My daughter and I just put most of the Monarch cats in the cage on Monday on 21 plants. They've really done a number on them and I'm sure by Monday they'll have them completely stripped bare. These are big swamp milkweed plants in three-gallon containers. I hope the cats all pupate by the time they have the leaves all eaten. I only have four other plants in big pots to give them. I have probably at least 100 in small cups on the back porch, but they have those stripped bare and I hope they grow new leaves. I'm really tired and want to get other things done besides constantly take care of caterpillars. The thought of getting them was fun and I was really anxious for the Monarchs to show up, but now it's turning out to be not so fun anymore and I feel worn out. I don't have any more plants to give them and they're just going to have to find their own food outside and if there's enough, good; if not, then I guess that some will starve, and I'm sure that some will fall victim to spiders, wasps, flies, etc. but the world kept spinning before I got into this and I'm sure it won't stop if I give myself a break from all of this. There's such a thing as trying to help nature, but then there's also doing it to the point of driving yourself nuts over it, and no caterpillar or butterfly is worth that much.

This would have all worked out in theory if the Monarch females wouldn't be constantly laying eggs, laying eggs, laying eggs. They're out there every day laying eggs. I find two, three, even as many as seven on a plant. I had started out keeping cats in containers and putting leaves in for them several times a day. We have about 24 in pupas right now in containers in the living room and we have already released 17 butterflies. We have at least 100 in the cat cage and now I have some cats on the back porch that I've been putting on plants that still have some leaves on them. I hate to pick many leaves off of the swamp milkweed plants in my milkweed bed because I just started them not long ago and they're not very big yet. I figure that they're probably having enough of a struggle with the drought that I don't want to be defoliating them yet. I wish I had more room on our back porch, but I don't. Even so, I don't have any more plants to put in there. Even if I'd have plants outside that were bigger, then I imagine the females would be laying even more eggs, so I'd be no further ahead (I'd almost have to have a second cage, like a reserve cage, to put them in waiting for when they'd be needed). I could barely keep up with 70 cats last year in individual containers, so there's no way that I would attempt to keep that many like that again. This year it wouldn't even stop at that with as many eggs as the females are laying. I can just picture not 70 and not 170 but probably 370 containers sitting around with Monarch cats in them, not that I'd be able to take care of that many even if I'd have enough leaves, but I can picture them laying that many eggs. My goal for this year was to raise 200, not 2000.

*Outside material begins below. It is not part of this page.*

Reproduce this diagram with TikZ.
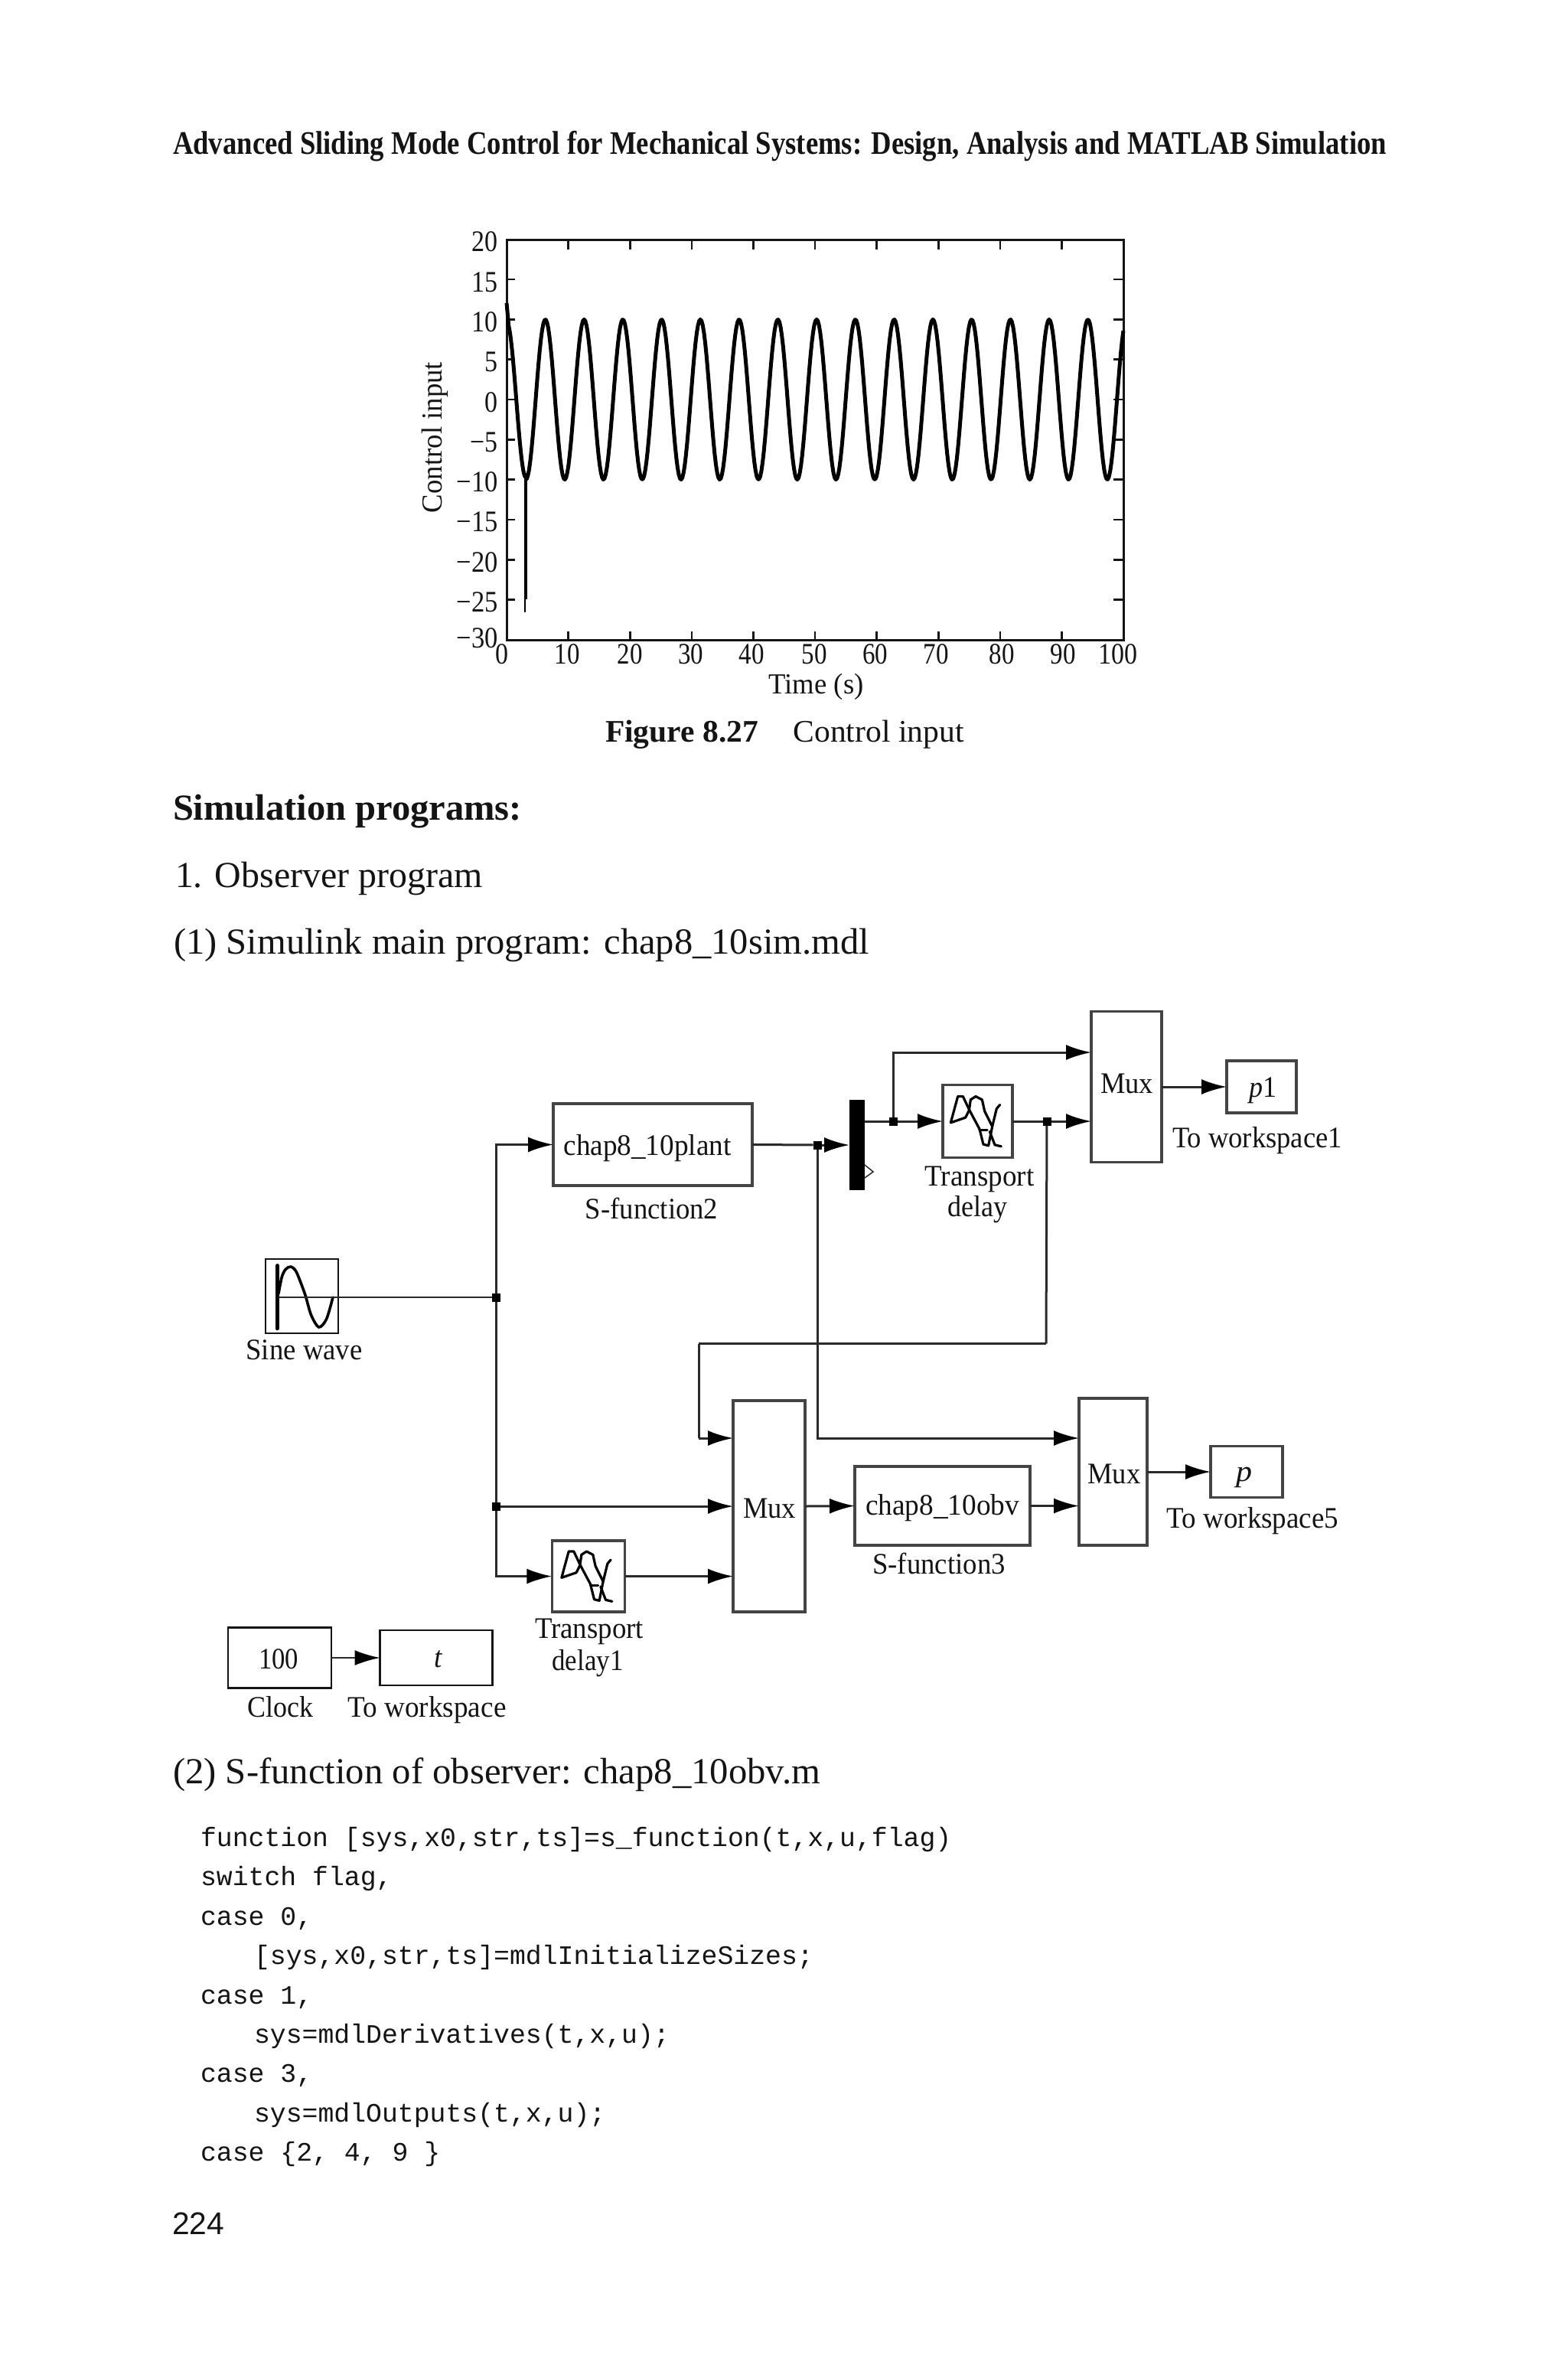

Now, the ideal situation would be if I'd have been able to start out with twice as many (or even three times as many big pots as I have with swamp milkweed plants in them). I'd have 21 in the cage at a time and when those would get stripped bare, I'd move the next set of 21 plants in for the next hoard. I wouldn't doubt if I'd need yet a third set of plants. Meanwhile, the first plants would be recuperating somewhere (don't ask me where, because I don't know where I'd go with them that the females wouldn't be laying eggs on them). I don't have any other place to keep plants that would get enough sunlight and that would be safe from the females. So then, assuming that I'd have the space to put the second and third sets of plants, the first set would eventually regrow more leaves and be ready to take over when the second and possibly third sets are eaten. To be able to keep rotating them like that would be ideal. I have at least $150 put into the materials for my cat cage, and I'm glad that I made it, but I didn't have a clue that I'd be getting this many eggs/cats in such a short period of time. If they'd have been spread out over a longer period of time, I could have done it, but as it is, no way. Not only am I not making another cage to sit more plants in, but I'm also not going out and buying another 10+ big bags of potting soil for all of these plants (to transplant the ones in cups on the back porch into big pots), and I'm not buying any more milkweed plants either. I feel I've already gone above and beyond what the average Joe Schmoe out there would ever do for the butterflies and if I don't do anymore this season to help them, then that's just the way it's going to have to be. I might get back to it and then again, I might not. I have other things to do and it's eating away at me that I don't have the time to get them done. If I wait any longer to plant these other plants I have, I might as well just pitch them. Since I'm not pitching perfectly good plants, I'm taking the time on Monday to give them all to a friend of mine who I've already talked to who will take them. I would plant them but like I said, we're having a drought and it's already keeping me more than busy watering the ones that I have in the garden (and some didn't make it because I don't want to run our well dry trying to save plants).

Since I can't find anyone to take any more eggs off of my hands, they will be left on their own. I'm like Gwynne now...Cathy's not going to go bonkers trying to be Super Cat Lady and take care of what seems like half of the Northeast's Monarch population. Uh uh! It feels good letting myself off the hook and I've already gone three days without collecting eggs. It's almost like a compulsion, and I had to break the habit! I did as much as I could and sorry if I couldn't save them all but I am only one person and I have my limits. I thought that it would come to this, and I finally decided to cut loose. Ahhhh, it feels good! I wish you cats out there the best!